To treat the wounds -- she assumed that’s what he was there for, since she was a plantswoman of sorts -- she had to shave his fur.  When she shaved his belly, she found words written on his skin.  The language was only semi-familiar, not so much like a foreign language but like an ancient version of the one she knew.  She copied it onto her glass reader before she prepared an unguent for the burly’s wounds, so she could study the writing even after the fur grew back.

So many times she read the strange words that they began to appear on her skin -- sentences on her arms, paragraphs on her thighs.  Finally there was a question that was not on the glass.  It appeared written in large letters across her belly and she could read it:  “Where is your Twin?”  The burly was looking at her intently.

She was flooded with emotion.  She had tried not to think about her Twin.  They had been separated when they began to grow into their self-hood but she didn’t know why and she couldn’t remember how.  Just the terrible stricken loneliness of the boy not being there anymore.  She began to weep and the Burly licked her face, his broad thin tongue tenderly sliding over her cheeks and across her lips.  She laughed.  His spit tasted like turnips.  But there was something pressing against her leg and it was quite humanoid.

Now she went back to her glass reader.  There was always so much to learn.

That night the Burly and she lay together on the curvy brass bed.  In those days she didn’t use conventional bedding, but heaped up the bed with hay of sweetgrass, sweet clover, horsemint and a little alfalfa. He clasped her to his shaven chest, he did, and she was surprised to learn that Burlies purr like cats, but she liked it.  He was warm with all that fur, softer than one might expect, but firmly muscled.  And after a week of nights like that, she curled up, he curled around her back, then she discovered what that humanoid thing was for.  She wished she could purr.  “Parsnip,” she said.  “Sweet parsnip.”

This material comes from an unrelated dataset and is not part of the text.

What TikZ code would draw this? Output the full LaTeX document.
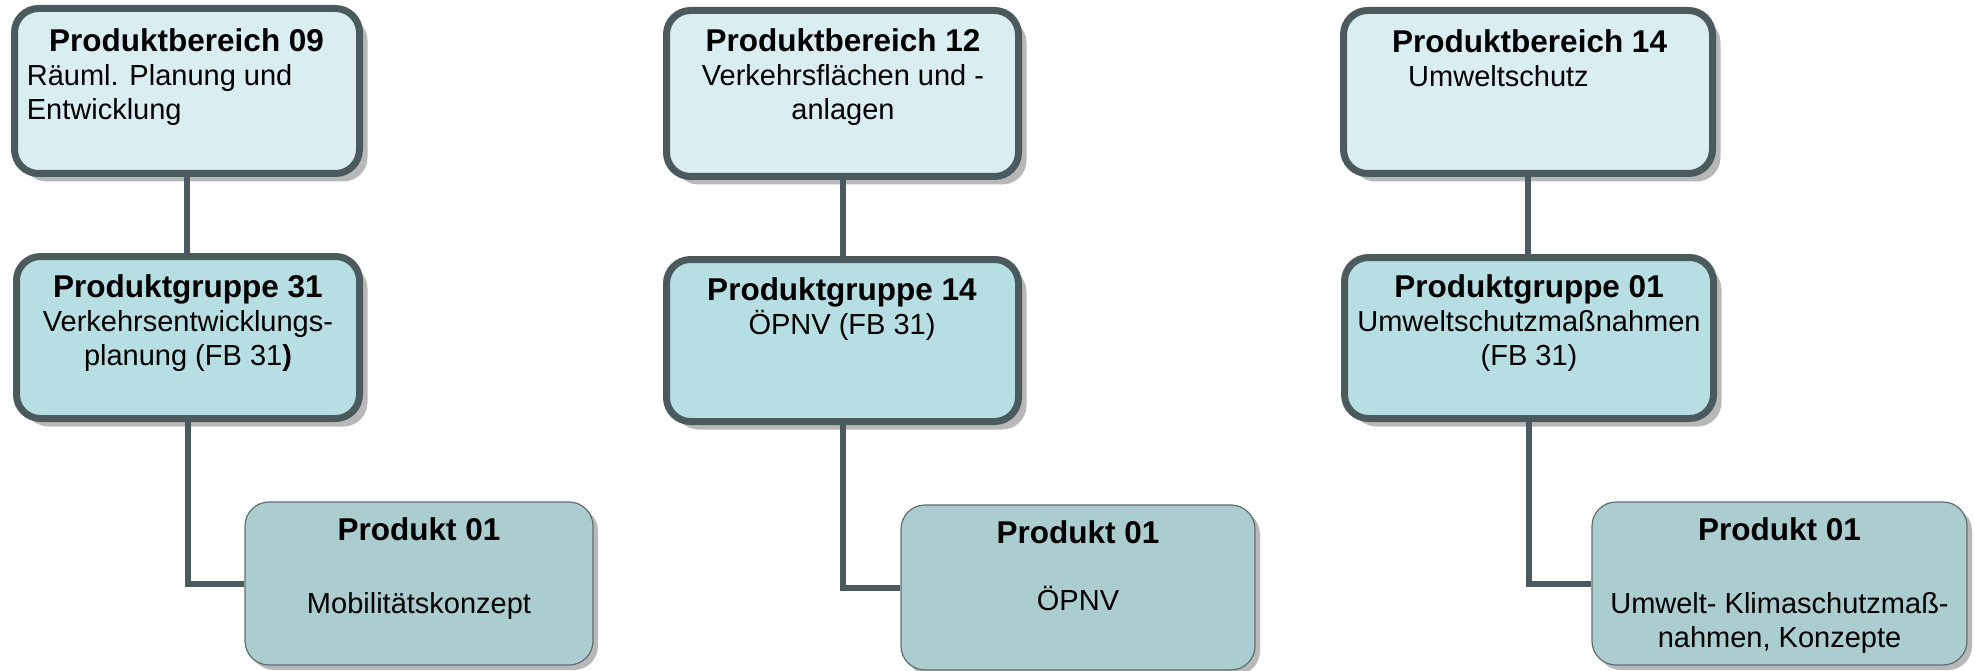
\documentclass[tikz,border=0pt]{standalone}
\usepackage{fontspec}
\setmainfont{Liberation Sans}
\usetikzlibrary{shadows}
\definecolor{bordc}{RGB}{75,90,92}
\definecolor{thinc}{RGB}{95,111,112}
\definecolor{fillA}{RGB}{218,237,241}
\definecolor{fillB}{RGB}{183,222,227}
\definecolor{fillC}{RGB}{171,205,208}
\definecolor{shadc}{RGB}{184,184,184}
\newcommand\boxhead[1]{{\fontsize{31.5}{34}\selectfont\bfseries #1}}
\begin{document}
\begin{tikzpicture}[x=1pt,y=-1pt,
  tbox/.style={draw=bordc, line width=7pt, rounded corners=24pt,
    drop shadow={shadow xshift=8pt, shadow yshift=-8pt, fill=shadc, opacity=1}},
  pbox/.style={draw=thinc, line width=1.2pt, rounded corners=24pt, fill=fillC,
    drop shadow={shadow xshift=5pt, shadow yshift=-5pt, fill=shadc, opacity=1}},
  conn/.style={draw=bordc, line width=6pt},
  tt/.style={font=\fontsize{29}{34}\selectfont, inner sep=0pt, align=center, anchor=north}]
\useasboundingbox (0,0) rectangle (1975,671);
% boxes
\node[tbox, fill=fillA, minimum width=345pt, minimum height=165pt] (pb09) at (187,91) {};
\node[tbox, fill=fillB, minimum width=343pt, minimum height=162pt] (pg31) at (188,337.5) {};
\node[pbox, minimum width=348pt, minimum height=163pt] (p1) at (419,583.5) {};
\node[tbox, fill=fillA, minimum width=352pt, minimum height=166pt] (pb12) at (842.5,93.5) {};
\node[tbox, fill=fillB, minimum width=352pt, minimum height=162pt] (pg14) at (842.5,340.5) {};
\node[pbox, minimum width=354pt, minimum height=165pt] (p2) at (1078,587.5) {};
\node[tbox, fill=fillA, minimum width=369pt, minimum height=163pt] (pb14) at (1528,92) {};
\node[tbox, fill=fillB, minimum width=369pt, minimum height=161pt] (pg01) at (1529,338) {};
\node[pbox, minimum width=375pt, minimum height=163pt] (p3) at (1779.5,583.5) {};
% connectors
\draw[conn] (pb09.south) -- (pb09.south |- pg31.north);
\draw[conn] (pg31.south) |- (p1.west);
\draw[conn] (pb12.south) -- (pb12.south |- pg14.north);
\draw[conn] (pg14.south) |- (p2.west);
\draw[conn] (pb14.south) -- (pb14.south |- pg01.north);
\draw[conn] (pg01.south) |- (p3.west);
% texts
\node[tt, align=left, anchor=north west] (t1) at (26.7,28) {\hspace*{22.3pt}\boxhead{Produktbereich 09}\\Räuml. Planung und\\Entwicklung};
\node[tt] (t2) at (188,274) {\boxhead{Produktgruppe 31}\\Verkehrsentwicklungs-\\planung (FB 31\textbf{)}};
\node[tt] (t3) at (419,517) {\boxhead{Produkt 01}\\[39pt]Mobilitätskonzept};
\node[tt] (t4) at (843,28) {\boxhead{Produktbereich 12}\\Verkehrsflächen und -\\anlagen};
\node[tt] (t5) at (842,277) {\boxhead{Produktgruppe 14}\\ÖPNV (FB 31)};
\node[tt] (t6) at (1078,520) {\boxhead{Produkt 01}\\[33pt]ÖPNV};
\node[tt, align=left, anchor=north west] (t7) at (1392,29) {\boxhead{Produktbereich 14}\\\hspace*{16pt}Umweltschutz};
\node[tt] (t8) at (1529,274) {\boxhead{Produktgruppe 01}\\Umweltschutzmaßnahmen\\(FB 31)};
\node[tt] (t9) at (1779.5,517) {\boxhead{Produkt 01}\\[39pt]Umwelt- Klimaschutzmaß-\\nahmen, Konzepte};
\end{tikzpicture}
\end{document}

Got to get this story back to the withering.  This is just playing around.  The main plot point is the withering and the rest is window-dressing.  Maybe I should capitalize Withering.

One day she deciphered one word from the Burly’s chest:  Withering.  With that knowledge as her key, she finally began to unravel the words into sense.  That’s about the point she had reached with Tokas showed up.  

Now the dragonlets were growing quickly and outstripping what Raven could supply to eat, so that Tokas had to begin rabbit hunting.  The wrestling and growing heat of the little creatures made too much commotion for her to think.